- **What you will do**
Give back exactly the lines from the beginning of the listing below to the line holding "35, 43, 51];", both ends included; the pictures stay out.

- **Data provided**
──────────────────────────────

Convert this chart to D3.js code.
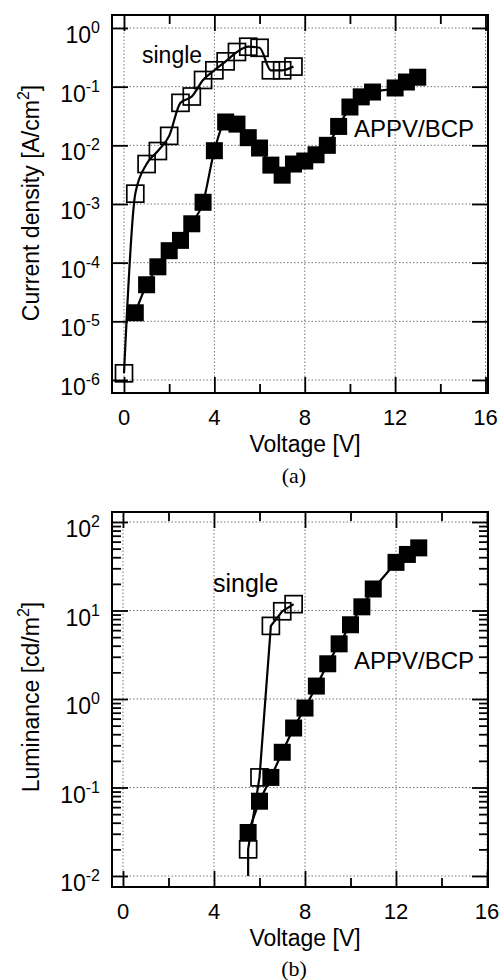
<!DOCTYPE html>
<html><head><meta charset="utf-8">
<script src="https://cdn.jsdelivr.net/npm/d3@7"></script>
<style>body{margin:0;background:#fff}svg text{font-family:"Liberation Sans",Arial,sans-serif;fill:#000}</style>
</head><body>
<script>
// ---- data ----
const voltageTicks = [0, 4, 8, 12, 16];
const voltageMinorTicks = [2, 6, 10, 14];
const currentExps = [0, -1, -2, -3, -4, -5, -6];
const lumExps = [2, 1, 0, -1, -2];

// (a) current density
const singleV = [0, 0.5, 1, 1.5, 2, 2.5, 3, 3.5, 4, 4.5, 5, 5.5, 6, 6.5, 7, 7.5];
const singleJ = [1.3e-6, 1.5e-3, 4.8e-3, 8e-3, 1.45e-2, 5.3e-2, 6.8e-2, 0.13, 0.19, 0.27, 0.39, 0.48, 0.46, 0.19, 0.19, 0.22];
const appvV = [0.5, 1, 1.5, 2, 2.5, 3, 3.5, 4, 4.5, 5, 5.5, 6, 6.5, 7, 7.5, 8, 8.5, 9, 9.5, 10, 10.5, 11, 12, 12.5, 13];
const appvJ = [1.4e-5, 4.2e-5, 8.5e-5, 1.6e-4, 2.4e-4, 4.6e-4, 1.07e-3, 8.1e-3, 2.5e-2, 2.3e-2, 1.35e-2, 9e-3, 4.6e-3, 3.1e-3, 4.8e-3, 5.4e-3, 6.9e-3, 1.0e-2, 2.1e-2, 4.5e-2, 6.7e-2, 8.1e-2, 9.5e-2, 0.12, 0.145];

// (b) luminance
const singleLV = [5.5, 6, 6.5, 7, 7.5];
const singleL = [0.02, 0.13, 6.7, 9.8, 11.8];
const singleLineStart = [5.5, 0.01];
const appvLV = [5.5, 6, 6.5, 7, 7.5, 8, 8.5, 9, 9.5, 10, 10.5, 11, 12, 12.5, 13];
const appvL = [0.031, 0.07, 0.13, 0.25, 0.47, 0.79, 1.4, 2.5, 4.2, 6.9, 11, 17.5, 35, 43, 51];

// ---- drawing ----
const svg = d3.select("body").append("svg").attr("width", 499).attr("height", 980);
const FONT = 23;

function drawPanel(p) {
  const g = svg.append("g");
  const x = d3.scaleLinear().domain([0, 16]).range(p.xRange);
  const y = d3.scaleLog().domain(p.yDomain).range(p.yRange);
  const L = 112, R = 488, T = p.top, B = p.bottom;

  // grid
  const grid = g.append("g").attr("stroke", "#777").attr("stroke-width", 1).attr("stroke-dasharray", "1.5,2");
  grid.selectAll(".gx").data(voltageTicks).join("line")
    .attr("x1", d => x(d)).attr("x2", d => x(d)).attr("y1", T).attr("y2", B);
  grid.selectAll(".gy").data(p.exps).join("line")
    .attr("x1", L).attr("x2", R).attr("y1", d => y(Math.pow(10, d))).attr("y2", d => y(Math.pow(10, d)));

  // lines
  const line = d3.line().x(d => x(d[0])).y(d => y(d[1])).curve(p.curve);
  p.series.forEach(s => {
    g.append("path").datum(s.line).attr("d", line)
      .attr("fill", "none").attr("stroke", "#000").attr("stroke-width", 2.2);
  });
  // markers
  const S = 17;
  p.series.forEach(s => {
    g.selectAll(null).data(s.pts).join("rect")
      .attr("x", d => x(d[0]) - S / 2).attr("y", d => y(d[1]) - S / 2)
      .attr("width", S).attr("height", S)
      .attr("fill", s.filled ? "#000" : "none")
      .attr("stroke", "#000").attr("stroke-width", s.filled ? 0 : 1.7);
  });

  // ticks via axes (inward)
  const ax = (gen, tx, ty) => g.append("g").attr("transform", `translate(${tx},${ty})`).call(gen)
      .call(a => a.select(".domain").remove())
      .call(a => a.selectAll("line").attr("stroke-width", 1.8));
  ax(d3.axisBottom(x).tickValues(voltageTicks).tickSize(-16).tickFormat(""), 0, B);
  ax(d3.axisBottom(x).tickValues(voltageMinorTicks).tickSize(-9).tickFormat(""), 0, B);
  ax(d3.axisTop(x).tickValues(voltageTicks).tickSize(-16).tickFormat(""), 0, T);
  ax(d3.axisTop(x).tickValues(voltageMinorTicks).tickSize(-9).tickFormat(""), 0, T);
  const majors = p.exps.map(e => Math.pow(10, e));
  ax(d3.axisLeft(y).tickValues(majors).tickSize(-16).tickFormat(""), L, 0);
  ax(d3.axisRight(y).tickValues(majors).tickSize(-16).tickFormat(""), R, 0);
  if (p.minor) {
    const minors = [];
    p.exps.forEach(e => { for (let k = 2; k <= 9; k++) { const v = k * Math.pow(10, e); if (v <= p.yDomain[1] && v >= p.yDomain[0]) minors.push(v); } });
    ax(d3.axisLeft(y).tickValues(minors).tickSize(-9).tickFormat(""), L, 0);
    ax(d3.axisRight(y).tickValues(minors).tickSize(-9).tickFormat(""), R, 0);
  }

  // frame
  g.append("rect").attr("x", L).attr("y", T).attr("width", R - L).attr("height", B - T)
    .attr("fill", "none").attr("stroke", "#000").attr("stroke-width", 2);

  // y tick labels
  p.exps.forEach(e => {
    const t = g.append("text").attr("x", 100).attr("y", y(Math.pow(10, e)) + 15)
      .attr("text-anchor", "end").attr("font-size", FONT);
    t.append("tspan").text("10");
    t.append("tspan").attr("font-size", 16).attr("dy", -10).text(String(e));
  });
  // x tick labels
  g.selectAll(null).data(voltageTicks).join("text")
    .attr("x", d => x(d)).attr("y", B + 32).attr("text-anchor", "middle").attr("font-size", 22).text(d => d);
  // x title
  g.append("text").attr("x", 305).attr("y", B + 59).attr("text-anchor", "middle").attr("font-size", FONT).text("Voltage [V]");
  // y title
  const yt = g.append("text").attr("transform", `translate(39,${p.yTitleY}) rotate(-90)`)
    .attr("text-anchor", "middle").attr("font-size", FONT);
  yt.append("tspan").text(p.yTitle);
  yt.append("tspan").attr("font-size", 16).attr("dy", -10).text("2");
  yt.append("tspan").attr("dy", 10).text("]");
  // series labels
  p.labels.forEach(l => g.append("text").attr("x", l.x).attr("y", l.y).attr("font-size", l.size).text(l.text));
  // panel caption
  g.append("text").attr("x", 294).attr("y", p.capY).attr("text-anchor", "middle")
    .attr("font-size", 22).style("font-family", '"Liberation Serif","Times New Roman",serif').text(p.caption);
}

const zip = (a, b) => a.map((v, i) => [v, b[i]]);

drawPanel({
  top: 15, bottom: 393, xRange: [124, 485.5], yDomain: [1e-6, 1], yRange: [380, 28],
  exps: currentExps, minor: false, curve: d3.curveMonotoneX,
  series: [
    { pts: zip(singleV, singleJ), line: zip(singleV, singleJ), filled: false },
    { pts: zip(appvV, appvJ), line: zip(appvV, appvJ), filled: true }
  ],
  yTitle: "Current density [A/cm", yTitleY: 203,
  labels: [{ x: 142, y: 63, text: "single", size: 23 }, { x: 354, y: 137, text: "APPV/BCP", size: 24 }],
  caption: "(a)", capY: 483
});

drawPanel({
  top: 512, bottom: 887, xRange: [123, 487], yDomain: [1e-2, 1e2], yRange: [876, 522],
  exps: lumExps, minor: true, curve: d3.curveLinear,
  series: [
    { pts: zip(singleLV, singleL), line: [singleLineStart].concat(zip(singleLV, singleL)), filled: false },
    { pts: zip(appvLV, appvL), line: zip(appvLV, appvL), filled: true }
  ],
  yTitle: "Luminance [cd/m", yTitleY: 697,
  labels: [{ x: 213, y: 592, text: "single", size: 25 }, { x: 354, y: 669, text: "APPV/BCP", size: 24 }],
  caption: "(b)", capY: 976
});
</script>
</body></html>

──────────────────────────────

- **Solved problem**
Convert this chart to D3.js code.
<!DOCTYPE html>
<html><head><meta charset="utf-8">
<script src="https://cdn.jsdelivr.net/npm/d3@7"></script>
<style>body{margin:0;background:#fff}svg text{font-family:"Liberation Sans",Arial,sans-serif;fill:#000}</style>
</head><body>
<script>
// ---- data ----
const voltageTicks = [0, 4, 8, 12, 16];
const voltageMinorTicks = [2, 6, 10, 14];
const currentExps = [0, -1, -2, -3, -4, -5, -6];
const lumExps = [2, 1, 0, -1, -2];

// (a) current density
const singleV = [0, 0.5, 1, 1.5, 2, 2.5, 3, 3.5, 4, 4.5, 5, 5.5, 6, 6.5, 7, 7.5];
const singleJ = [1.3e-6, 1.5e-3, 4.8e-3, 8e-3, 1.45e-2, 5.3e-2, 6.8e-2, 0.13, 0.19, 0.27, 0.39, 0.48, 0.46, 0.19, 0.19, 0.22];
const appvV = [0.5, 1, 1.5, 2, 2.5, 3, 3.5, 4, 4.5, 5, 5.5, 6, 6.5, 7, 7.5, 8, 8.5, 9, 9.5, 10, 10.5, 11, 12, 12.5, 13];
const appvJ = [1.4e-5, 4.2e-5, 8.5e-5, 1.6e-4, 2.4e-4, 4.6e-4, 1.07e-3, 8.1e-3, 2.5e-2, 2.3e-2, 1.35e-2, 9e-3, 4.6e-3, 3.1e-3, 4.8e-3, 5.4e-3, 6.9e-3, 1.0e-2, 2.1e-2, 4.5e-2, 6.7e-2, 8.1e-2, 9.5e-2, 0.12, 0.145];

// (b) luminance
const singleLV = [5.5, 6, 6.5, 7, 7.5];
const singleL = [0.02, 0.13, 6.7, 9.8, 11.8];
const singleLineStart = [5.5, 0.01];
const appvLV = [5.5, 6, 6.5, 7, 7.5, 8, 8.5, 9, 9.5, 10, 10.5, 11, 12, 12.5, 13];
const appvL = [0.031, 0.07, 0.13, 0.25, 0.47, 0.79, 1.4, 2.5, 4.2, 6.9, 11, 17.5, 35, 43, 51];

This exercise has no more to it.